Est-ce que Songe d’une nuit d’été de Shakespeare est l’histoire d’amoureux qui tentent de se retrouver, ou est-ce l’histoire d’êtres humains qui sont incapables de résoudre la question de leur relation et qui demandent à la forêt et à la nuit d’été de les aider ou de la résoudre pour eux ? C’est une question de point de vue. Il est possible de réaliser une mise en scène du Songe d’une nuit d’été où la forêt et la nuit d’été en seraient le centre. Songeons à combien de nuits d’été ont changé notre vie ? Beaucoup. C’est comme cette expérience de montrer une photo des deux personnes au milieu d’une forêt et demander ce qu’il y a dans la photo. La majorité des personnes répondent « deux personnes » sans se rendre compte qu’ils oublient de citer un bon millier d’extraordinaires espèces végétales qui entourent ces deux banals spécimens d’homo sapiens.

Votre projet ne pouvait trouver meilleur cadre que l’Orangerie ?

Ce projet est né pour L’Orangerie, il ne pouvait pas être développé ailleurs, je n’ai pas postulé à la direction d’autres théâtres car j’ai une profonde envie de questionner la façon dont nous apprivoisons le monde. J’ai la bouleversante sensation d’un grande erreur, nous avons oublié une entière partie de nous-même et le changement que nous souhaitons au monde passe par une autre approche de ce monde.
La terre est malade parce que nous le sommes, et si nous ne soignons pas notre esprit, nous ne pourrons pas guérir la planète. Donc pour guérir les esprits il faut voir les choses différemment. Dans une certaine mesure, ce projet tient de mon expérience aux Bains des Pâquis avec lesquels j’ai collaboré ces dernières années lorsque j’ai pris un peu de recul avec le théâtre. Les Bains sont l’exemple constant d’un écosystème dans lequel on apprivoise le monde en considérant tous ses éléments, l’eau et le soleil, la nourriture, les installations d’arts plastiques, la musique, les massages, etc.
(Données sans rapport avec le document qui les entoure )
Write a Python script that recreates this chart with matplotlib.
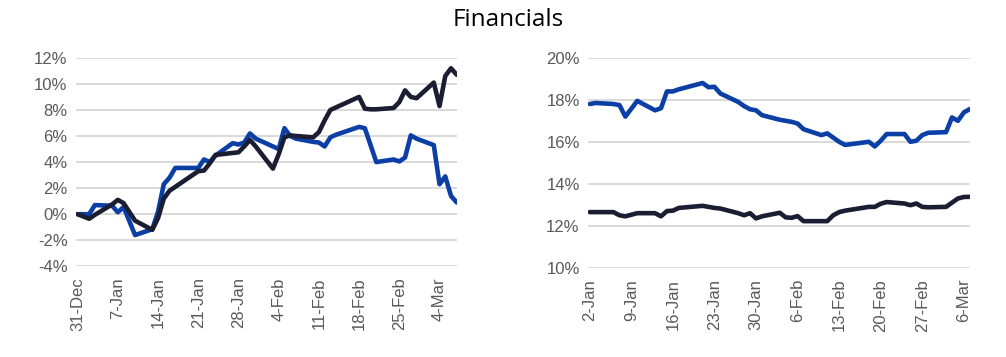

On ne peut plus lire le monde comme on le lisait avant. Notre civilisation va à la dérive et il nous faut adopter une autre vision, sans être naïf ni faire preuve d’un positivisme absolu, bien conscients que les responsabilités principales sont extérieures à nous. Nous avons aussi besoin de visions fortes, d’histoires fortes, d’« utopies réalistes ». Martin Luther King disait « J’ai fait un rêve », il ne disait pas « J’ai fait un cauchemar ».
C’est vrai, la situation de notre planète est cauchemardesque. Maintenant que nous l’avons dit, on peut passer à autre chose et commencer le travail.

Propos recueillis par Jacques Magnol, 12 septembre 2017.

Andrea Novicov s’initie au théâtre de l’Ecole Dimitri, à Verscio. Dès la fin des années ’70, il travaille en tant que comédien en Suisse, en Espagne et au Portugal ou il perfectionne sa formation. Il s’installe ensuite en Italie et met en scène ses premiers spectacles tout en collaborant à des projets de cinéma en tant que scénariste. Il entame également un parcourt pédagogique à Milan puis dans les écoles professionnelles de Suisse romande. En 1995, il fonde la Compagnie Angledange avec laquelle il crée plus d’une vingtaine de spectacles. De 2008 à 2013, il dirige le Théâtre Populaire Romand à la Chaux-de-Fonds.